Prayer to Jesus the Bread of Life (O Saving Victim by St Thomas Aquinas)
 
O saving Victim, You Who fling open the door of heaven: hostile forces pursue us; give us strength; bring assistance. To the One and Triune Lord be everlasting glory, Who life without end gives to us in our own country. Amen.
 
 
Lectio Divina §2
Last week we learned that this method of prayer, “divine reading”, is ancient in our Catholic heritage and it has three steps or movements: Lectio or reading, Meditatio or meditation, and Oratio or praying.
 
So how do you do it? Well first, the time taken can be as long as you have. If you only can find ten minutes, then it is ten minutes. When it is done in a group it usually is about thirty minutes. But, do what you can.
 
Find a comfortable chair and a quiet place. Begin with the Sign of the Cross and ask the Holy Spirit to come and open your mind and your heart. This could be a formal prayer or in your own words. Then, read the passage of Scripture. Using one of the readings set for daily Mass is a worthwhile choice. Read the entire passage not for information but slowly. Then pause for a time of silence; this is part of the Meditatio. 
 
When you are ready read the passage of Scripture for a second time but this time stop when you come to any word or phrase that is significant for you or that grabs your attention or your heart.
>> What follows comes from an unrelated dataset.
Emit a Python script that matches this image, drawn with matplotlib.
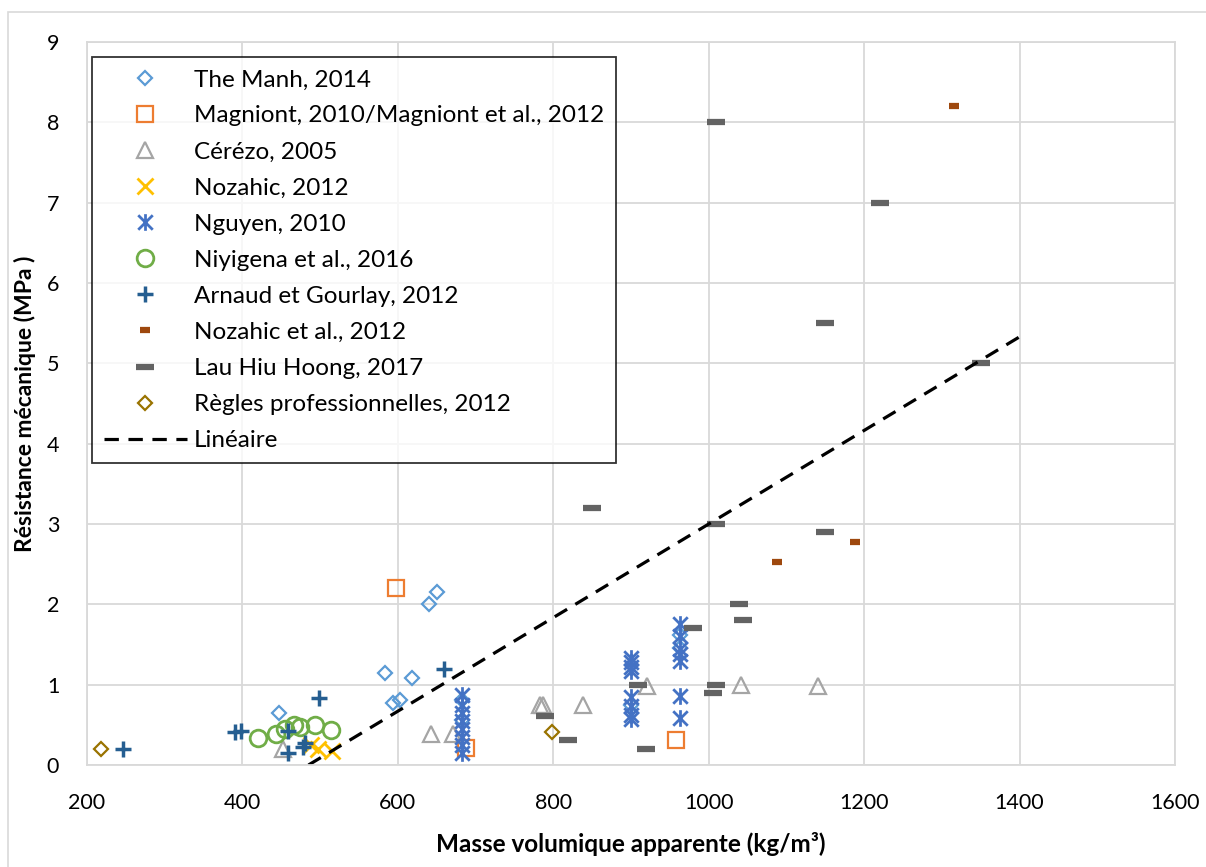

This again is part of the Meditatio. When you are ready continue reading slowly; stopping once more at any word of phrase that “jumps off the page at you”.
 
When you have completed the passage a second time, then spend time, either looking at the text or with your eyes closed, and allowing the significant words or phrases you found to remain in your mind or heart. Try not to analyse them but rather savour them as you would a delicious food.
 
As you are ready, begin to talk to the Father, to Jesus, to Our Lady or one of the saints who might have been in the passage you read. Have a conversation with them about what you have found in the holy words of the passage.
 
When you come to close, give thanks to the Holy Spirit for what He has revealed to you and ask that it may remain with you in the coming hours of the day.